Retype only what runs from the first line of the listing to the line holding "(which) at (446,188)", both included. Do not retype the pictures.
········
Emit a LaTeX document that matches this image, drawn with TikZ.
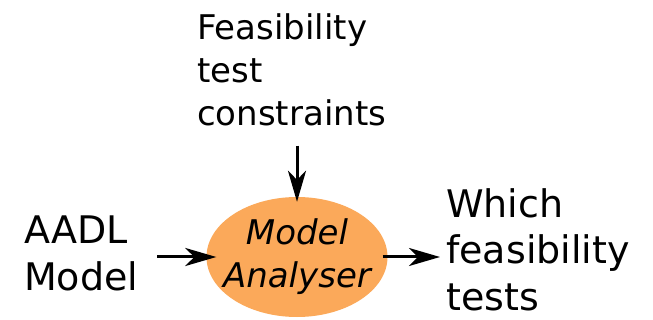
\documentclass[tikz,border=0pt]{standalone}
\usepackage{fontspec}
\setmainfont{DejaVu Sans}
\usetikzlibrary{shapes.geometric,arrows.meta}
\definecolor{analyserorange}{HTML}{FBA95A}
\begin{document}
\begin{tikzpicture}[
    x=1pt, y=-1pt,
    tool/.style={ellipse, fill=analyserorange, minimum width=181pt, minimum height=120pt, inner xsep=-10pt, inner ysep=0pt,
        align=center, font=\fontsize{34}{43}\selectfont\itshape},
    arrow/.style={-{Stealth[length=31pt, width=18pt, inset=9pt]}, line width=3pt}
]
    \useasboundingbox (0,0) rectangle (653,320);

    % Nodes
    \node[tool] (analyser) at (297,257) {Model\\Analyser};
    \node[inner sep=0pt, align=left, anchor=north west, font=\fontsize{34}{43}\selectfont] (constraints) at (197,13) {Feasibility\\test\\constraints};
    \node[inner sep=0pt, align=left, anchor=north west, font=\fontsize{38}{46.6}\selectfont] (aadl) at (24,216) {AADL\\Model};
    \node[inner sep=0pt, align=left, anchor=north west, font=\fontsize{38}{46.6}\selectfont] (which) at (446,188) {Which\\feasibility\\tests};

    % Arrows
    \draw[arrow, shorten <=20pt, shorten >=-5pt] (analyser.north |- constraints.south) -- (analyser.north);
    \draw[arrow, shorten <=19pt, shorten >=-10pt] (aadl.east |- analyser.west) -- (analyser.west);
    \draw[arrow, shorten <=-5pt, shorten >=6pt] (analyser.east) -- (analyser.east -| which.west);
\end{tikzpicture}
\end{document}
········
# Solution to the exercise
Emit a LaTeX document that matches this image, drawn with TikZ.
\documentclass[tikz,border=0pt]{standalone}
\usepackage{fontspec}
\setmainfont{DejaVu Sans}
\usetikzlibrary{shapes.geometric,arrows.meta}
\definecolor{analyserorange}{HTML}{FBA95A}
\begin{document}
\begin{tikzpicture}[
    x=1pt, y=-1pt,
    tool/.style={ellipse, fill=analyserorange, minimum width=181pt, minimum height=120pt, inner xsep=-10pt, inner ysep=0pt,
        align=center, font=\fontsize{34}{43}\selectfont\itshape},
    arrow/.style={-{Stealth[length=31pt, width=18pt, inset=9pt]}, line width=3pt}
]
    \useasboundingbox (0,0) rectangle (653,320);

    % Nodes
    \node[tool] (analyser) at (297,257) {Model\\Analyser};
    \node[inner sep=0pt, align=left, anchor=north west, font=\fontsize{34}{43}\selectfont] (constraints) at (197,13) {Feasibility\\test\\constraints};
    \node[inner sep=0pt, align=left, anchor=north west, font=\fontsize{38}{46.6}\selectfont] (aadl) at (24,216) {AADL\\Model};
    \node[inner sep=0pt, align=left, anchor=north west, font=\fontsize{38}{46.6}\selectfont] (which) at (446,188) {Which\\feasibility\\tests};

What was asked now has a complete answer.